Johnny Washbrook and his pal Flicka.

He played the role of Ken McLaughlin, a ranch kid who got tangled up in all kinds of adventurous trouble, and usually got out of it with the help of his trusty horse Flicka. Flicka would let no one but Ken ride her.

Mr. Washbrook has many stories about shooting the series, but a day when life imitated art sticks out in his mind.

On a lunch break, he grabbed Flicka and rode bareback over the Malibu hills to another movie set, where the actor Robert Wagner was starring in a war movie. Mr. Wagner had promised to teach Mr. Washbrook, at the age of 10, how to drive an Army jeep.

On his way back to his own set, Flicka sensed she was headed home, and began to run too fast. She threw him to the ground, and he broke his wrist.

“Of course, this is exactly what happens repeatedly in so many of the Flicka episodes. Ken gets into trouble somewhere. Flicka comes back to the ranch, and no Ken. This time it was for real. The whole company sees Flicka racing back and I wasn’t on her. They get horses and jeeps and cars and tear out into the mountains and hills looking for me. They found me soon enough.”

Flicka was usually better behaved. Mr. Washbrook said he never really enjoyed riding other horses later in life because none could compare with Flicka.

“I definitely fell in love with Flicka. She was so well trained. All I had to do was virtually think what I wanted her to do and she sensed it.”

She was not, however, as well trained as some of the show’s writers apparently believed.

“We always got a big laugh out of reading the scripts,” Mr. Washbrook said. “You would tend to think the writers thought the horses were human, the way they would write stage directions. They would describe the looks that the horses would have to give, like Flicka looks at Ken with a puzzled look.”

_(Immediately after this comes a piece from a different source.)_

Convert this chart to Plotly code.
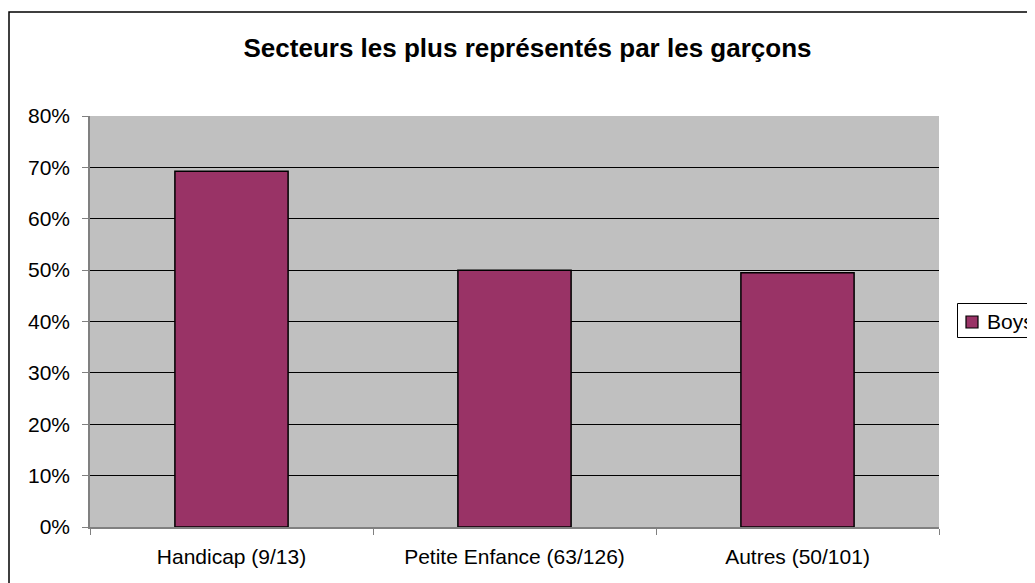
import plotly.graph_objects as go

categories = ["Handicap (9/13)", "Petite Enfance (63/126)", "Autres (50/101)"]
boys = [9/13, 63/126, 50/101]
y_ticks = [0, 0.1, 0.2, 0.3, 0.4, 0.5, 0.6, 0.7, 0.8]
series_name = "Boys"
bar_color = "#993366"

FONT = "Liberation Sans, Arial, sans-serif"
OFF = 8  # page body has an 8px margin
W, H = 1035 - OFF, 583 - OFF
PL, PR, PT, PB = 90, 939, 116, 527  # plot area in screen pixels


def fx(px):
    return (px - PL) / (PR - PL)


def fy(py):
    return (PB - py) / (PB - PT)


fig = go.Figure()
fig.add_trace(go.Bar(
    x=categories, y=boys, name=series_name,
    marker=dict(color=bar_color, line=dict(color="#000000", width=1.5)),
    showlegend=False,
))

shapes = [
    # outer chart frame
    dict(type="rect", xref="paper", yref="paper",
         x0=fx(9), x1=fx(1045), y0=fy(600), y1=fy(12),
         line=dict(color="#000000", width=1.5), fillcolor="rgba(0,0,0,0)", layer="below"),
    # legend box
    dict(type="rect", xref="paper", yref="paper",
         x0=fx(957.5), x1=fx(1045), y0=fy(337.5), y1=fy(303.5),
         line=dict(color="#000000", width=1), fillcolor="#ffffff", layer="above"),
    # legend key
    dict(type="rect", xref="paper", yref="paper",
         x0=fx(966), x1=fx(978), y0=fy(328), y1=fy(316),
         line=dict(color="#000000", width=1.2), fillcolor=bar_color, layer="above"),
]

annotations = [
    dict(text=series_name, xref="paper", yref="paper", x=fx(985), y=fy(321),
         xanchor="left", yanchor="middle", showarrow=False,
         font=dict(family=FONT, size=21, color="#000")),
]

fig.update_layout(
    width=W, height=H,
    margin=dict(l=PL - OFF, r=W - (PR - OFF), t=PT - OFF, b=H - (PB - OFF), autoexpand=False),
    paper_bgcolor="#ffffff",
    plot_bgcolor="#c0c0c0",
    bargap=0.6,
    showlegend=False,
    title=dict(text="<b>Secteurs les plus représentés par les garçons</b>",
               xref="container", yref="container",
               x=(527.5 - OFF) / W, xanchor="center",
               y=1 - (48 - OFF) / H, yanchor="middle",
               font=dict(family=FONT, size=26, color="#000")),
    font=dict(family=FONT, size=21, color="#000"),
    xaxis=dict(showline=True, linecolor="#808080", linewidth=1.5,
               ticks="outside", tickson="boundaries", ticklen=6, tickcolor="#808080",
               showgrid=False, tickfont=dict(size=21), ticklabelstandoff=10),
    yaxis=dict(range=[0, 0.8], tickvals=y_ticks, tickformat=".0%",
               showline=True, linecolor="#808080", linewidth=1.5,
               ticks="outside", ticklen=6, tickcolor="#808080",
               showgrid=True, gridcolor="#000000", gridwidth=1,
               zeroline=False, tickfont=dict(size=21), ticklabelstandoff=8),
    shapes=shapes,
    annotations=annotations,
)

fig.write_html("out.html")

The company shot 39 episodes for the first season, the standard for the early days of television. My Friend Flicka was an immediate hit for CBS TV. But for reasons that still puzzle Mr. Washbrook, 20th Century Fox decided not to continue for a second season. The show lived on for many years in reruns on other networks.

Mr. Washbrook finished high school and college in California, taking acting roles when they came. He did more television, stage work, and was cast in several movies. Later he moved to New York, then London to pursue stage work, while working fairly steadily in regional theatres.

Mr. Washbrook said he was rarely satisfied with his acting, usually noticing later things that he could have done better. But looking back now, he said he has an idea why he was in such demand as a child actor.

“Now, after all these years have gone by, if I see reruns of any My Friend Flicka episodes, I guess I was believable,” he said. “I was totally uninhibited to be committed to the role. I guess I did all right, I guess I can see why I was fortunate enough to have that career, but the funny part is it was not something I was pursuing, it just happened.”

And more than 60 years later, it is still happening.

“I get fan mail, still,” Mr. Washbrook said. “I don’t know where they are seeing the series.”